● **Aim**
Wherever the word "this" appears in a line, extract that line.

● **Data provided**
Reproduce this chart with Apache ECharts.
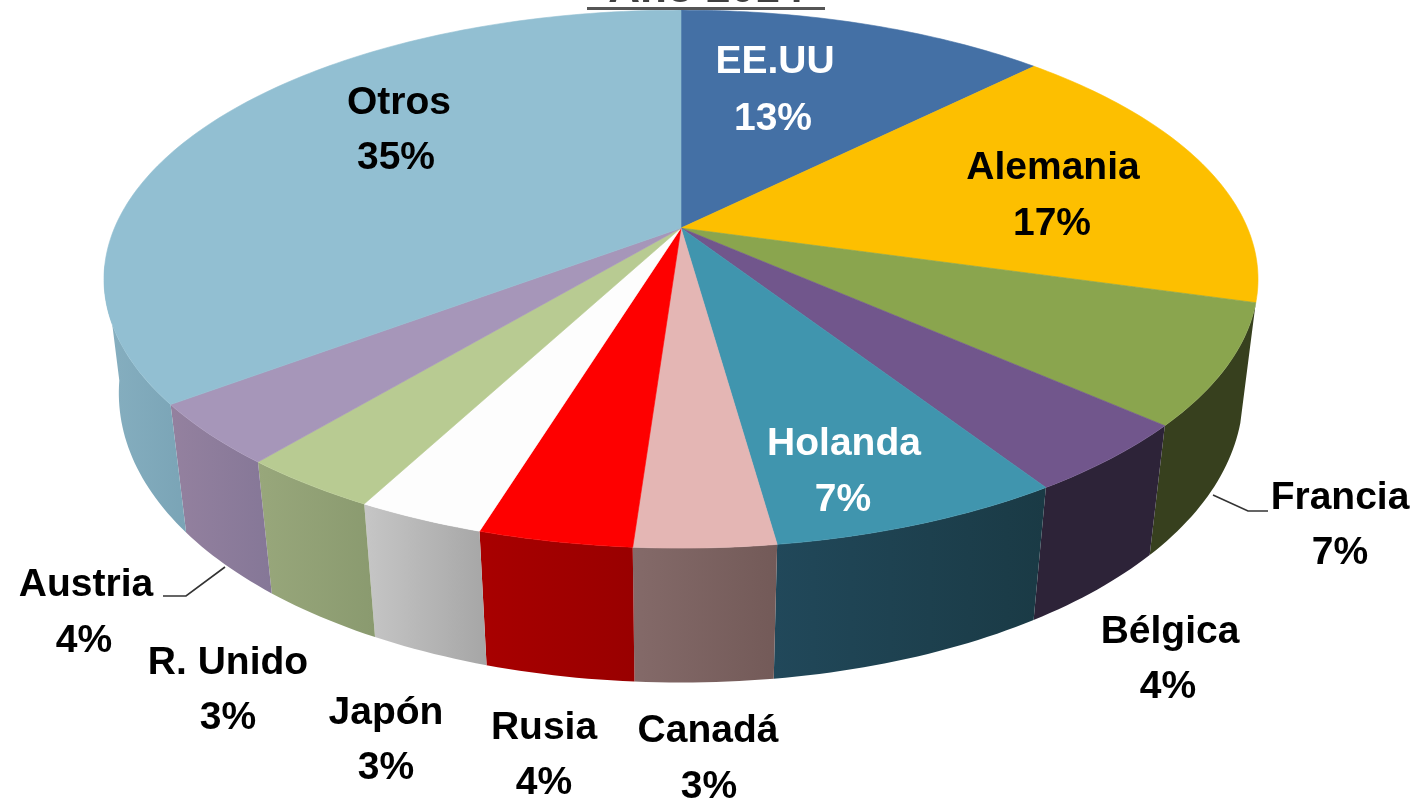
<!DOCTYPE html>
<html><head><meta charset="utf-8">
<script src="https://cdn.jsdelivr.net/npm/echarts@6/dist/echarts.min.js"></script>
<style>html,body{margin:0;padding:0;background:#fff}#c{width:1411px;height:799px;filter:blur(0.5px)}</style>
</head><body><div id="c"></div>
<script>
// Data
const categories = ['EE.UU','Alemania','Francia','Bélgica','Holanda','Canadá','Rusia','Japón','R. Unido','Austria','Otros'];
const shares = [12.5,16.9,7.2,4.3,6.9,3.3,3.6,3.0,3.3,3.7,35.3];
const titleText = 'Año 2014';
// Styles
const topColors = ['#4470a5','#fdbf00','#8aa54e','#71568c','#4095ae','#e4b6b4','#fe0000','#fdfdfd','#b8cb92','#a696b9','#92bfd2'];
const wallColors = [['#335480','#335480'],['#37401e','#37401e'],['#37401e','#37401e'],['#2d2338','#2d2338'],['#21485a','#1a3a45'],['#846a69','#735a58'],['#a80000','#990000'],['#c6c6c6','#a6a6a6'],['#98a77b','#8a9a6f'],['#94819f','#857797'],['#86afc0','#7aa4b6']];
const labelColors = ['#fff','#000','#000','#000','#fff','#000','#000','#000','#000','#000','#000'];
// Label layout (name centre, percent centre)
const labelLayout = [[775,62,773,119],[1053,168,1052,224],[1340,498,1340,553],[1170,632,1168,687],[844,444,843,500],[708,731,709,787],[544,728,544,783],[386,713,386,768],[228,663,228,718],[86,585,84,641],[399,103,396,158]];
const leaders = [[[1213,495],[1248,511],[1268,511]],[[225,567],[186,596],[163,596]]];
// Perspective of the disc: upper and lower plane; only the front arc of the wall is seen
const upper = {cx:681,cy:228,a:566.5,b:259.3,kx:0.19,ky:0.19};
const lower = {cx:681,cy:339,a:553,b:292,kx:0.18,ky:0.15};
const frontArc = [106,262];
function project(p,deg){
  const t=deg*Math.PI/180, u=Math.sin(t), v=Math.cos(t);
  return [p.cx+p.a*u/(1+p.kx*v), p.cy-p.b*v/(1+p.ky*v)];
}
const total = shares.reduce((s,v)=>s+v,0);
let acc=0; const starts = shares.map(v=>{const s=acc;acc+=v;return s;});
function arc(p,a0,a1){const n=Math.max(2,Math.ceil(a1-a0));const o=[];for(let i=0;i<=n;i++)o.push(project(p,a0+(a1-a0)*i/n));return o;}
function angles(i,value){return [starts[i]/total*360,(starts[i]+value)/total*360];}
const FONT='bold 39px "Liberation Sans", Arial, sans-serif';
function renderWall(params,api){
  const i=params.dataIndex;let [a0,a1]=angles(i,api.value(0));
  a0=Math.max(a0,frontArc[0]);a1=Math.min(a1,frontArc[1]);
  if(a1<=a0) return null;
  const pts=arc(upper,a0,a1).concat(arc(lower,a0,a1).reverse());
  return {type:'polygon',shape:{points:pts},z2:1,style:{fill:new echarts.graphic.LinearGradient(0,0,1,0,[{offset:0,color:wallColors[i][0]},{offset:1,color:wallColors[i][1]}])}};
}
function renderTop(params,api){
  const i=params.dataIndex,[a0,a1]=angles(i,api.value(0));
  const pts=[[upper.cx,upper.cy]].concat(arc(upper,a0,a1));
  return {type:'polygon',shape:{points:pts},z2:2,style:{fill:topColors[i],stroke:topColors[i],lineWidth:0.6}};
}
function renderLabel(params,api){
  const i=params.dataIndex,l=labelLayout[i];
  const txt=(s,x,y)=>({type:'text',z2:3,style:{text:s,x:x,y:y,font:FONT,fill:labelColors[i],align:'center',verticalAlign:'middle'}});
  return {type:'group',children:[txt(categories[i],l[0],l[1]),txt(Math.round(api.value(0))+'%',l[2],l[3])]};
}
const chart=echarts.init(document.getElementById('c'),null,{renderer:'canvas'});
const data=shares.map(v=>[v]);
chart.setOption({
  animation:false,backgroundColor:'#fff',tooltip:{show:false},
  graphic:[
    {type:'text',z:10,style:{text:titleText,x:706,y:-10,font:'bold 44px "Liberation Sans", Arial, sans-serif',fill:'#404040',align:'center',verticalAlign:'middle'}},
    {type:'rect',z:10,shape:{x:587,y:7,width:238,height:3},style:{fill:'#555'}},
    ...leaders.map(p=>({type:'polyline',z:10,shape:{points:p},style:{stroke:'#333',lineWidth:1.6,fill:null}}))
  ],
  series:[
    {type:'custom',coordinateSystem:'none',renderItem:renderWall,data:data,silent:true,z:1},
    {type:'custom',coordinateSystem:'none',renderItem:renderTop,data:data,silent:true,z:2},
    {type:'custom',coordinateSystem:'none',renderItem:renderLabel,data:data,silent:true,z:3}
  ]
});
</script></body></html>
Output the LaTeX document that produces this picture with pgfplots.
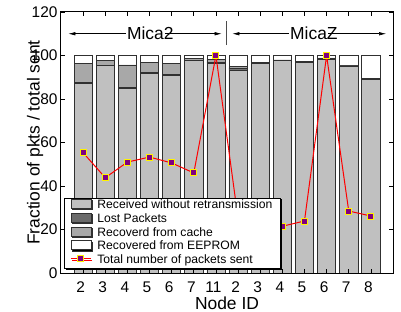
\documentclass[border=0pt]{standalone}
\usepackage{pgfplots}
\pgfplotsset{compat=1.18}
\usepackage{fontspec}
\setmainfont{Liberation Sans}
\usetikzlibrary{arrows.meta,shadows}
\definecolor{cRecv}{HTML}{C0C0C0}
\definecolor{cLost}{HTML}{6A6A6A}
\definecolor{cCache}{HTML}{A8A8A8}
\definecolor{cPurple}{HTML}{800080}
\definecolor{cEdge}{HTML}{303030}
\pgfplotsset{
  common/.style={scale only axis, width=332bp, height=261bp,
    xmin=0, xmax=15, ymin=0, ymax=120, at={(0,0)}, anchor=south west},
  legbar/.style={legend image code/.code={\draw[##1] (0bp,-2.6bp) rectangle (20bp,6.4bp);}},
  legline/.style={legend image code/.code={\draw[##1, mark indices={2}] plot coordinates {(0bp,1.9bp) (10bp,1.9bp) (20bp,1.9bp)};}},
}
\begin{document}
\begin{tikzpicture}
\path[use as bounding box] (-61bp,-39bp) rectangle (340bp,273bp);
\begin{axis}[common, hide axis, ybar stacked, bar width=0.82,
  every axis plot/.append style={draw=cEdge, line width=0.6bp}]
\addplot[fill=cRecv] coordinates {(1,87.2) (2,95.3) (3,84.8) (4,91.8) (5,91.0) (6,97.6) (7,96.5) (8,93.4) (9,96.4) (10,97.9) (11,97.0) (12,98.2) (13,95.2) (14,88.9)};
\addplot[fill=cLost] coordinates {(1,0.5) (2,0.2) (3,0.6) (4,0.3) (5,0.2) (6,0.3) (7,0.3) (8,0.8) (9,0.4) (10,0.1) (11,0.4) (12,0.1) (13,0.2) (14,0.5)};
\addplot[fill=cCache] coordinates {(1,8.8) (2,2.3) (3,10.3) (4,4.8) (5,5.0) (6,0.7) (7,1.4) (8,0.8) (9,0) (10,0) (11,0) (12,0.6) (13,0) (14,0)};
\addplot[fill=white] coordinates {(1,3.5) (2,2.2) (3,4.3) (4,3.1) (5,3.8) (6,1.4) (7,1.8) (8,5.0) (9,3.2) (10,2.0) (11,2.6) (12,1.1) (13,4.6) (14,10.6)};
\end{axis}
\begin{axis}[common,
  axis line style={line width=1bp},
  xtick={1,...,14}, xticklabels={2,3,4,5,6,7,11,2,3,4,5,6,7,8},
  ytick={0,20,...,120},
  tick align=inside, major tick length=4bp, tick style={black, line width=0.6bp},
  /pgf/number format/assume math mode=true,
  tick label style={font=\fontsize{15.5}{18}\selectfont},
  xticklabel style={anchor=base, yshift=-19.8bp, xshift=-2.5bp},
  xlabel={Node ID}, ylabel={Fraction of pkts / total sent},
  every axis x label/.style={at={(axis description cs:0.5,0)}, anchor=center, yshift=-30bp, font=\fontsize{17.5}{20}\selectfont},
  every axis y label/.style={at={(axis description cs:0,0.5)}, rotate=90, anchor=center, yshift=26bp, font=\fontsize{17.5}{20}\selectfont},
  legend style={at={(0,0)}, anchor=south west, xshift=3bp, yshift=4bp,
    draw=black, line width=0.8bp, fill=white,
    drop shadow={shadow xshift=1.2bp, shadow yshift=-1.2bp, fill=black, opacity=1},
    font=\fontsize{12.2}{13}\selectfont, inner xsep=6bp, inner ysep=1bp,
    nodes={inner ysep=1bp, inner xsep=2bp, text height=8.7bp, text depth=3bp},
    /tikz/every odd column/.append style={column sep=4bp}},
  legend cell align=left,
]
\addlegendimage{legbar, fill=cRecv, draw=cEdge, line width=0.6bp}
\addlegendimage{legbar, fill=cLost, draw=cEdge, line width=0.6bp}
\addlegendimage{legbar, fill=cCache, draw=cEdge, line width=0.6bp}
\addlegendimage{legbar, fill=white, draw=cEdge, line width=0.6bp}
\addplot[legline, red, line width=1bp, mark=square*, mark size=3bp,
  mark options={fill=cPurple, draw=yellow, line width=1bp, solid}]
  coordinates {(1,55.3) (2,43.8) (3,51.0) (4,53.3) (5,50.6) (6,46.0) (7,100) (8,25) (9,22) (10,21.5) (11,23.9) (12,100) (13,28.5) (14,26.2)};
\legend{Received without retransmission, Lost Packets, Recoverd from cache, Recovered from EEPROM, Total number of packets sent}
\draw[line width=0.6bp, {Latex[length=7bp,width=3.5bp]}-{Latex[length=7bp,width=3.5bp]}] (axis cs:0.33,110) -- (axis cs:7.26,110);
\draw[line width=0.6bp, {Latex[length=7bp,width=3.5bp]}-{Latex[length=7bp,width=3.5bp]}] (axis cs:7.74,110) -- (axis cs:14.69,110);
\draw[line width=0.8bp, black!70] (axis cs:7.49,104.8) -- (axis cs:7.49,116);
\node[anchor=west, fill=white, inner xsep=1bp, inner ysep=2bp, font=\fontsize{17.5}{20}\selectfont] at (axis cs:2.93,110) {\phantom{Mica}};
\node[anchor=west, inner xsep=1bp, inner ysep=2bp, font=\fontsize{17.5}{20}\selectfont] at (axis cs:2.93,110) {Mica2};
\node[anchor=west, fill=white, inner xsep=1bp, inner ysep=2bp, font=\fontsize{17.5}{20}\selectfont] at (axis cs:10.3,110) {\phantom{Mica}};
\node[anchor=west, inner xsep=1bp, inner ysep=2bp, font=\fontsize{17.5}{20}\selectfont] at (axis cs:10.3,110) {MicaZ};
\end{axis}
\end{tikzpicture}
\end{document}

● **Answer below**
Reproduce this chart with Apache ECharts.
Output the LaTeX document that produces this picture with pgfplots.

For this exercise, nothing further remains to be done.